322 Reasons for Class Consciousness

When reading Matt Wynn’s recent Southern Maryland News article on homelessness, the first reaction any thinking or feeling person should have is rage. The article contains infuriating accounts of insufficient resources, poor pay, scarce affordable housing, and inhumane treatment. 322 people are homeless in Southern Maryland. It is easy to say that these are 322 people the system has failed, but that would be inaccurate. The system was designed to do this. 

Capitalism is the system where productive property is owned and controlled privately by owners for a profit, and the productive work of society is done by the mass of people with no choice but to sell their labor to property owners for a wage. There is not a single aspect of this system that was not mentioned as a cause for homelessness in this article, but we’re going to focus on three in particular.

First, we have unaffordable rent and a shortage of housing. We have people being priced out of their homes. This is part of capitalism’s for-profit housing system. Landlords depend on tenants’ inability to own a home. They are like ticket scalpers buying up properties, driving up prices so that homeownership is unaffordable, and then overcharging us for the homes they took off the market in the first place. This is a system more concerned with property values than people. When our housing is controlled this way, there’s no incentive to create affordable housing because it’s just not profitable. We only have a right to shelter if it profits somebody else. The second our access to housing is unprofitable, we lose it.

Second we have the fact that the State minimum wage is less than half of what a person needs to afford a two-bedroom apartment. Even with the recent increases, when you adjust for inflation, wages have stagnated since the Reagan administration while productivity has increased dramatically. The working class is producing more than ever – creating incredible growth with our labor – and seeing none of it. This is by design. All profit under capitalism comes from the extraction of surplus value: the worker makes less than the value they create, and the property owner keeps the difference. From minimum wage workers to engineers, the entire economic system is built on this relationship. Our labor can be exploited this way because the means of producing goods and services are privately owned by the wealthy.

Third, we have the dehumanizing treatment of homeless people and the conditions they are forced to live in. Poverty isn’t a choice. It’s a feature of a system that requires most of us to lose in order for a few people to win. Capitalism needs a permanent underclass to be a threat to the rest of us. There needs to be a group of people who are constantly in poverty to keep certain prices low. There needs to be a reserve army of unemployed people to keep wages low. There needs to be the threat of degrading, dehumanizing poverty keeping working people in line: “obey your boss, stay productive, generate value, or this could happen to you.”

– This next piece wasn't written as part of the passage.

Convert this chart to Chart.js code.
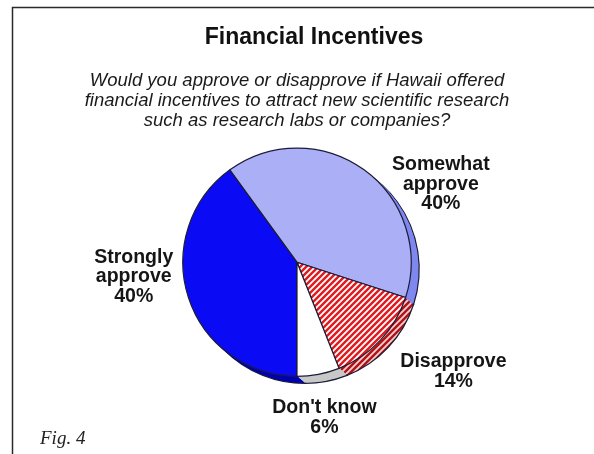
<!DOCTYPE html>
<html>
<head>
<meta charset="utf-8">
<title>Financial Incentives</title>
<script src="https://cdn.jsdelivr.net/npm/chart.js@4.4.1/dist/chart.umd.min.js"></script>
<style>
  html, body { margin: 0; padding: 0; background: #fff; }
  #wrap { position: relative; width: 594px; height: 454px; }
</style>
</head>
<body>
<div id="wrap"><canvas id="grafica"></canvas></div>
<script>
// respuestas de la encuesta
const categorias = ["Strongly approve", "Somewhat approve", "Disapprove", "Don't know"];
const porcentajes = [40, 40, 14, 6];
const etiquetas = [["Strongly", "approve"], ["Somewhat", "approve"], ["Disapprove"], ["Don't know"]];
const titulo = "Financial Incentives";
const subtitulo = [
    "Would you approve or disapprove if Hawaii offered",
    "financial incentives to attract new scientific research",
    "such as research labs or companies?"
];

const sans = "'Liberation Sans', Arial, Helvetica, sans-serif";

// rayado rojo/blanco para "Disapprove"
function crearRayado(fondo, raya){
    const n = 6;
    const c = document.createElement("canvas");
    c.width = n; c.height = n;
    const g = c.getContext("2d");
    g.fillStyle = fondo;
    g.fillRect(0, 0, n, n);
    g.strokeStyle = raya;
    g.lineWidth = 1.8;
    g.beginPath();
    g.moveTo(-1, n + 1); g.lineTo(n + 1, -1);
    g.moveTo(-1, 1); g.lineTo(1, -1);
    g.moveTo(n - 1, n + 1); g.lineTo(n + 1, n - 1);
    g.stroke();
    return g.createPattern(c, "repeat");
}

const colores = ["#0a0af5", "#abb0f6", crearRayado("#e01a1e", "#ffffff"), "#ffffff"];
const coloresLado = ["#0000b4", "#7f88ee", crearRayado("#b01216", "#f0d0d0"), "#c8c8c8"];

// posicion de cada etiqueta respecto al centro, en radios
const posEtiquetas = [[-1.43, 0.13], [1.26, -0.68], [1.37, 0.96], [0.24, 1.36]];
const profundidad = {x: 8, y: 7};

// marco, titulo y "Fig. 4"
const marco = {
    id: "marco",
    beforeDraw(chart){
        const ctx = chart.ctx;
        ctx.save();
        ctx.strokeStyle = "#2a2a2a";
        ctx.lineWidth = 1.5;
        ctx.beginPath();
        ctx.moveTo(12.5, chart.height);
        ctx.lineTo(12.5, 7.5);
        ctx.lineTo(chart.width, 7.5);
        ctx.stroke();
        ctx.fillStyle = "#111";
        ctx.textBaseline = "middle";
        ctx.textAlign = "center";
        ctx.font = "bold 23px " + sans;
        ctx.fillText(titulo, 314, 38);
        ctx.textAlign = "left";
        ctx.fillStyle = "#222";
        ctx.font = "italic 19px 'Liberation Serif', 'Times New Roman', serif";
        ctx.fillText("Fig. 4", 40, 439);
        ctx.restore();
    }
};

// lado del pastel (efecto 3D)
const ladoPastel = {
    id: "ladoPastel",
    beforeDatasetsDraw(chart){
        const ctx = chart.ctx;
        const arcos = chart.getDatasetMeta(0).data;
        const pasos = 8;
        ctx.save();
        for (let s = pasos; s >= 1; s--){
            const dx = profundidad.x * s / pasos;
            const dy = profundidad.y * s / pasos;
            arcos.forEach((arco, i) => {
                const p = arco.getProps(["x", "y", "startAngle", "endAngle", "outerRadius"], true);
                ctx.beginPath();
                ctx.moveTo(p.x + dx, p.y + dy);
                ctx.arc(p.x + dx, p.y + dy, p.outerRadius, p.startAngle, p.endAngle);
                ctx.closePath();
                ctx.fillStyle = coloresLado[i];
                ctx.fill();
                if (s === pasos){
                    ctx.strokeStyle = "#1c1c38";
                    ctx.lineWidth = 1.2;
                    ctx.stroke();
                }
            });
        }
        ctx.restore();
    }
};

// etiquetas con porcentaje
const etiquetasPastel = {
    id: "etiquetasPastel",
    afterDatasetsDraw(chart){
        const ctx = chart.ctx;
        const arcos = chart.getDatasetMeta(0).data;
        const alto = 19.5;
        ctx.save();
        ctx.font = "bold 19.5px " + sans;
        ctx.fillStyle = "#151515";
        ctx.textAlign = "center";
        ctx.textBaseline = "middle";
        arcos.forEach((arco, i) => {
            const p = arco.getProps(["x", "y", "outerRadius"], true);
            const lineas = etiquetas[i].concat([porcentajes[i] + "%"]);
            const cx = p.x + posEtiquetas[i][0] * p.outerRadius;
            const cy = p.y + posEtiquetas[i][1] * p.outerRadius;
            const y0 = cy - (lineas.length - 1) * alto / 2;
            lineas.forEach((txt, k) => ctx.fillText(txt, cx, y0 + k * alto));
        });
        ctx.restore();
    }
};

const grafica = new Chart(document.getElementById("grafica"), {
    type: "pie",
    data: {
        labels: categorias,
        datasets: [{
            data: porcentajes,
            backgroundColor: colores,
            borderColor: "#1c1c38",
            borderWidth: 1.2,
            hoverOffset: 0,
            offset: 0
        }]
    },
    plugins: [marco, ladoPastel, etiquetasPastel],
    options: {
        responsive: true,
        maintainAspectRatio: false,
        animation: false,
        events: [],
        rotation: 180,
        layout: {
            padding: {left: 0, right: 0, top: 0, bottom: 77}
        },
        plugins: {
            legend: {display: false},
            tooltip: {enabled: false},
            title: {display: false},
            subtitle: {
                display: true,
                text: subtitulo,
                color: "#1a1a1a",
                font: {family: sans, size: 18.5, style: "italic", lineHeight: 1.1},
                padding: {top: 70.4, bottom: 16}
            }
        }
    }
});
</script>
</body>
</html>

322 homeless people in Southern Maryland represent 322 times a landlord or real-estate developer has profited from purposefully withholding housing. It represents 322 times a member of the working class has been exploited past their breaking point, and it represents 322 threats to the rest of us.

We have been convinced that this is just the way of things. We’re supposed to believe that these 322 homeless people are 322 isolated coincidences. Because otherwise we might realize that it doesn’t have to be like this.

We need more affordable housing in Southern Maryland, but it must be Social Housing. We need to develop housing through cooperatives, land trusts, tenant unions, and public funding. We need these developments to be planned democratically by stakeholders, not shareholders, and then run collectively by residents. We need to divorce housing from the system of profit entirely.

We need widespread union membership. We need industrial unions that represent workers as a class, instead of only certain professions. We need working people in all sectors to recognize all other working people as sharing their interests – from the line-cooks to the engineers – because they have the same relationship to the means of production. And we need those united workers to fight not just for concessions, but for the entirety of the wealth they create.

We need an end to the violence and degradation of poverty. An end to this arena where we are forced to compete with each other to survive artificial scarcity even though our society produces enough for everyone. This means extensive social safety nets, guaranteed food, guaranteed housing, guaranteed employment, a right to universal healthcare, and more. 

This is not impossible. It only seems impossible because we’re playing by their rules. We can gain small concessions and reforms but they can always be taken away as long as the property owning class controls the rules of the game.

The serfs of feudalism, the vassals of slave states, and the hunters and gatherers of prehistory also believed that their system was just the natural way of things – until it wasn’t. Until the progress of history and the bravery of the masses flipped the game board and created new rules. We can do the same thing.

How we do that is a question for another article. But how you start is with solidarity and class consciousness. You start by recognizing that you are part of the same class as the 322 homeless people in Southern Maryland. You share the same interests. The system that hurts them hurts you. You start by recognizing what Jamie said at the end of the article:

“We are your reflection if you don’t get that check. We’re still human. …we just didn’t get our check last week. So think about it because you might not get yours next week, and I’ll be popping you a tent.”

When the majority of us learn to understand those words, we will be ready to flip the game board.